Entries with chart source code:
****
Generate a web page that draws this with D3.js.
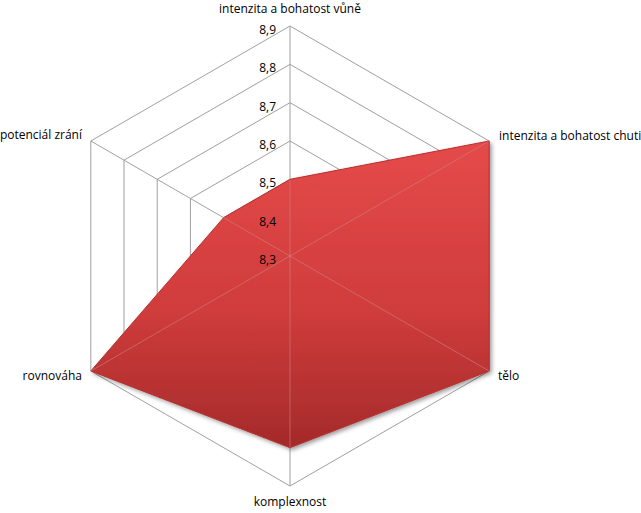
<!DOCTYPE html>
<html><head><meta charset="utf-8">
<script src="https://cdn.jsdelivr.net/npm/d3@7"></script>
<style>body{margin:0;background:#fff}svg{display:block}text{font-family:"Open Sans","Liberation Sans",sans-serif;font-size:12px;fill:#000}</style>
</head><body>
<script>
const categories = ["intenzita a bohatost vůně","intenzita a bohatost chuti","tělo","komplexnost","rovnováha","potenciál zrání"];
const values = [8.5, 8.9, 8.9, 8.8, 8.9, 8.5];
const ticks = [8.3, 8.4, 8.5, 8.6, 8.7, 8.8, 8.9];
const tickLabels = ["8,3","8,4","8,5","8,6","8,7","8,8","8,9"];

const W = 641, H = 513, cx = 290, cy = 256, R = 230;
const svg = d3.select("body").append("svg").attr("width", W).attr("height", H);
const r = d3.scaleLinear().domain([8.3, 8.9]).range([0, R]);
const ang = d3.scaleLinear().domain([0, categories.length]).range([0, 2*Math.PI]);
const pt = (i, v) => [cx + r(v)*Math.sin(ang(i)), cy - r(v)*Math.cos(ang(i))];

const defs = svg.append("defs");
const g = defs.append("linearGradient").attr("id","fillg").attr("x1",0).attr("y1",0).attr("x2",0).attr("y2",1);
g.append("stop").attr("offset","0%").attr("stop-color","#e54a4a");
g.append("stop").attr("offset","55%").attr("stop-color","#d03c3c");
g.append("stop").attr("offset","100%").attr("stop-color","#a42a2a");
const f = defs.append("filter").attr("id","sh").attr("x","-10%").attr("y","-10%").attr("width","120%").attr("height","120%");
f.append("feDropShadow").attr("dx",2).attr("dy",2).attr("stdDeviation",2).attr("flood-color","#000").attr("flood-opacity",0.4);

const line = d3.line();
ticks.forEach(t => {
  const pts = categories.map((c,i)=>pt(i,t));
  svg.append("path").attr("d", line(pts)+"Z").attr("fill","none").attr("stroke","#a0a0a0").attr("stroke-width",1);
});
categories.forEach((c,i)=>{
  const p = pt(i, 8.9);
  svg.append("line").attr("x1",cx).attr("y1",cy).attr("x2",p[0]).attr("y2",p[1]).attr("stroke","#a0a0a0");
});
svg.append("path").attr("d", line(values.map((v,i)=>pt(i,v)))+"Z")
  .attr("fill","url(#fillg)").attr("stroke","#b83030").attr("stroke-width",1).attr("filter","url(#sh)");
categories.forEach((c,i)=>{
  const p = pt(i, values[i]);
  svg.append("line").attr("x1",cx).attr("y1",cy).attr("x2",p[0]).attr("y2",p[1]).attr("stroke","#d08080").attr("stroke-opacity",0.6);
});
ticks.forEach((t,k)=>{
  svg.append("text").attr("x", cx-14).attr("y", cy - r(t) + 8).attr("text-anchor","end").text(tickLabels[k]);
});
const lab = [
  {x:290,y:13,a:"middle"},
  {x:499,y:140,a:"start"},
  {x:498,y:380,a:"start"},
  {x:290,y:506,a:"middle"},
  {x:82,y:380,a:"end"},
  {x:82,y:139,a:"end"}
];
categories.forEach((c,i)=>{
  svg.append("text").attr("x",lab[i].x).attr("y",lab[i].y).attr("text-anchor",lab[i].a).text(c);
});
</script>
</body></html>
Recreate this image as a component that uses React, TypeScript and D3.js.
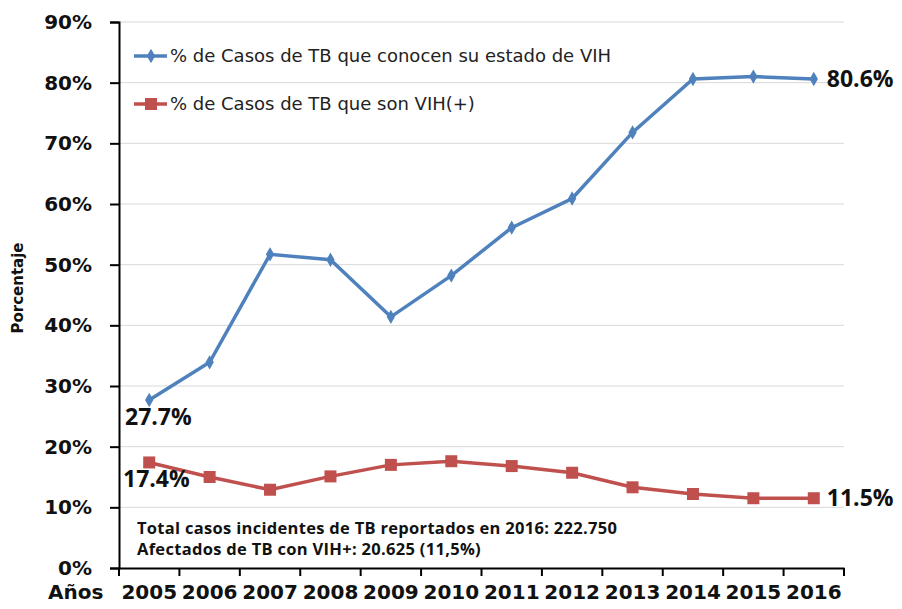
import React, { useRef, useEffect } from 'react';
import * as d3 from 'd3';

const years = ['2005', '2006', '2007', '2008', '2009', '2010', '2011', '2012', '2013', '2014', '2015', '2016'];
const conocen = [27.7, 33.9, 51.7, 50.8, 41.4, 48.2, 56.1, 60.9, 71.8, 80.6, 81.0, 80.6];
const vihPos = [17.4, 15.0, 12.9, 15.1, 17.0, 17.6, 16.8, 15.7, 13.3, 12.2, 11.5, 11.5];
const yTicks = [0, 10, 20, 30, 40, 50, 60, 70, 80, 90];
const seriesNames = ['% de Casos de TB que conocen su estado de VIH', '% de Casos de TB que son VIH(+)'];
const notes = ['Total casos incidentes de TB reportados en 2016: 222.750', 'Afectados de TB con VIH+: 20.625 (11,5%)'];

const BLUE = '#4f81bd';
const RED = '#c0504d';

const App = () => {
  const svgRef = useRef<SVGSVGElement>(null);

  useEffect(() => {
    const width = 902;
    const height = 609;
    const margin = { top: 22, right: 58, bottom: 41, left: 119 };

    const x = d3.scaleBand()
      .domain(years)
      .range([margin.left, width - margin.right]);

    const y = d3.scaleLinear()
      .domain([0, 90])
      .range([height - margin.bottom, margin.top]);

    const svg = d3.select(svgRef.current)
      .attr('width', width)
      .attr('height', height);

    svg.selectAll('*').remove();

    const font = "'DejaVu Sans', Verdana, sans-serif";
    const bold = "'Open Sans', 'DejaVu Sans', sans-serif";

    // grid lines
    svg.append('g')
      .selectAll('line')
      .data(yTicks.filter(d => d > 0))
      .enter()
      .append('line')
      .attr('x1', margin.left)
      .attr('x2', width - margin.right)
      .attr('y1', d => y(d))
      .attr('y2', d => y(d))
      .attr('stroke', '#d9d9d9')
      .attr('stroke-width', 1);

    // y axis
    const yAxis = svg.append('g')
      .attr('transform', `translate(${margin.left},0)`)
      .call(d3.axisLeft(y).tickValues(yTicks).tickSize(9).tickFormat(d => `${d}%`));
    yAxis.select('.domain').attr('stroke', '#000').attr('stroke-width', 2);
    yAxis.selectAll('.tick line').attr('stroke', '#000').attr('stroke-width', 2);
    yAxis.selectAll('.tick text')
      .attr('x', -27)
      .attr('fill', '#111')
      .style('font-family', font)
      .style('font-weight', 'bold')
      .style('font-size', '20px');

    // x axis
    const xAxis = svg.append('g')
      .attr('transform', `translate(0,${height - margin.bottom})`)
      .call(d3.axisBottom(x).tickSize(0).tickSizeOuter(0));
    xAxis.select('.domain').attr('stroke', '#000').attr('stroke-width', 2);
    xAxis.selectAll('.tick text')
      .attr('y', 31)
      .attr('dy', null)
      .attr('fill', '#111')
      .style('font-family', font)
      .style('font-weight', 'bold')
      .style('font-size', '20px');
    // ticks at band boundaries
    svg.append('g')
      .selectAll('line')
      .data(years.map(d => x(d)!).concat([x.range()[1]]))
      .enter()
      .append('line')
      .attr('x1', d => d)
      .attr('x2', d => d)
      .attr('y1', height - margin.bottom)
      .attr('y2', height - margin.bottom + 8)
      .attr('stroke', '#000')
      .attr('stroke-width', 2);

    svg.append('text')
      .attr('x', 48)
      .attr('y', 599)
      .attr('fill', '#111')
      .style('font-family', font)
      .style('font-weight', 'bold')
      .style('font-size', '20px')
      .text('Años');

    svg.append('text')
      .attr('transform', `translate(23,288) rotate(-90)`)
      .attr('text-anchor', 'middle')
      .attr('fill', '#111')
      .style('font-family', font)
      .style('font-weight', 'bold')
      .style('font-size', '15px')
      .text('Porcentaje');

    const cx = (d: string) => x(d)! + x.bandwidth() / 2;

    const line = d3.line<number>()
      .x((_, i) => cx(years[i]))
      .y(d => y(d));

    // series lines
    svg.append('path')
      .datum(conocen)
      .attr('fill', 'none')
      .attr('stroke', BLUE)
      .attr('stroke-width', 3.5)
      .attr('d', line);

    svg.append('path')
      .datum(vihPos)
      .attr('fill', 'none')
      .attr('stroke', RED)
      .attr('stroke-width', 3.5)
      .attr('d', line);

    const diamond = d3.symbol().type(d3.symbolDiamond).size(60);
    svg.append('g')
      .selectAll('path')
      .data(conocen)
      .enter()
      .append('path')
      .attr('d', diamond)
      .attr('transform', (d, i) => `translate(${cx(years[i])},${y(d)})`)
      .attr('fill', BLUE);

    svg.append('g')
      .selectAll('rect')
      .data(vihPos)
      .enter()
      .append('rect')
      .attr('x', (_, i) => cx(years[i]) - 6)
      .attr('y', d => y(d) - 6)
      .attr('width', 12)
      .attr('height', 12)
      .attr('fill', RED);

    // value labels
    const label = (t: string, lx: number, ly: number) =>
      svg.append('text')
        .attr('x', lx)
        .attr('y', ly)
        .attr('fill', '#111')
        .style('font-family', bold)
        .style('font-weight', 'bold')
        .style('font-size', '23px')
        .text(t);

    const last = years.length - 1;
    label(`${conocen[0]}%`, 125, y(conocen[0]) + 25);
    label(`${vihPos[0]}%`, 123, y(vihPos[0]) + 25);
    label(`${conocen[last]}%`, cx(years[last]) + 13, y(conocen[last]) + 8);
    label(`${vihPos[last]}%`, cx(years[last]) + 13, y(vihPos[last]) + 8);

    // legend
    const legend = svg.append('g').attr('transform', `translate(134,56)`);
    [BLUE, RED].forEach((c, i) => {
      const g = legend.append('g').attr('transform', `translate(0,${i * 48})`);
      g.append('line')
        .attr('x1', 0).attr('x2', 33)
        .attr('stroke', c).attr('stroke-width', 3.5);
      if (i === 0) {
        g.append('path').attr('d', diamond).attr('transform', 'translate(17,0)').attr('fill', c);
      } else {
        g.append('rect').attr('x', 11).attr('y', -6).attr('width', 12).attr('height', 12).attr('fill', c);
      }
      g.append('text')
        .attr('x', 36)
        .attr('dy', '0.35em')
        .attr('fill', '#222')
        .style('font-family', font)
        .style('font-size', '18px')
        .text(seriesNames[i]);
    });

    // notes
    notes.forEach((t, i) => {
      svg.append('text')
        .attr('x', 137)
        .attr('y', 534 + i * 21)
        .attr('fill', '#111')
        .style('font-family', bold)
        .style('font-weight', 'bold')
        .style('font-size', '16.5px')
        .style('letter-spacing', '0.3px')
        .text(t);
    });
  }, []);

  return (
    <div style={{ margin: '-8px' }}>
      <svg ref={svgRef} style={{ display: 'block' }}></svg>
    </div>
  );
};

export default App;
****
■ Aim of the exercise: Copy nothing but the lines from the top of the material through the line holding "const pt = (i, v)", exactly as written; omit pictures.

■ Full output:
Generate a web page that draws this with D3.js.
<!DOCTYPE html>
<html><head><meta charset="utf-8">
<script src="https://cdn.jsdelivr.net/npm/d3@7"></script>
<style>body{margin:0;background:#fff}svg{display:block}text{font-family:"Open Sans","Liberation Sans",sans-serif;font-size:12px;fill:#000}</style>
</head><body>
<script>
const categories = ["intenzita a bohatost vůně","intenzita a bohatost chuti","tělo","komplexnost","rovnováha","potenciál zrání"];
const values = [8.5, 8.9, 8.9, 8.8, 8.9, 8.5];
const ticks = [8.3, 8.4, 8.5, 8.6, 8.7, 8.8, 8.9];
const tickLabels = ["8,3","8,4","8,5","8,6","8,7","8,8","8,9"];

const W = 641, H = 513, cx = 290, cy = 256, R = 230;
const svg = d3.select("body").append("svg").attr("width", W).attr("height", H);
const r = d3.scaleLinear().domain([8.3, 8.9]).range([0, R]);
const ang = d3.scaleLinear().domain([0, categories.length]).range([0, 2*Math.PI]);
const pt = (i, v) => [cx + r(v)*Math.sin(ang(i)), cy - r(v)*Math.cos(ang(i))];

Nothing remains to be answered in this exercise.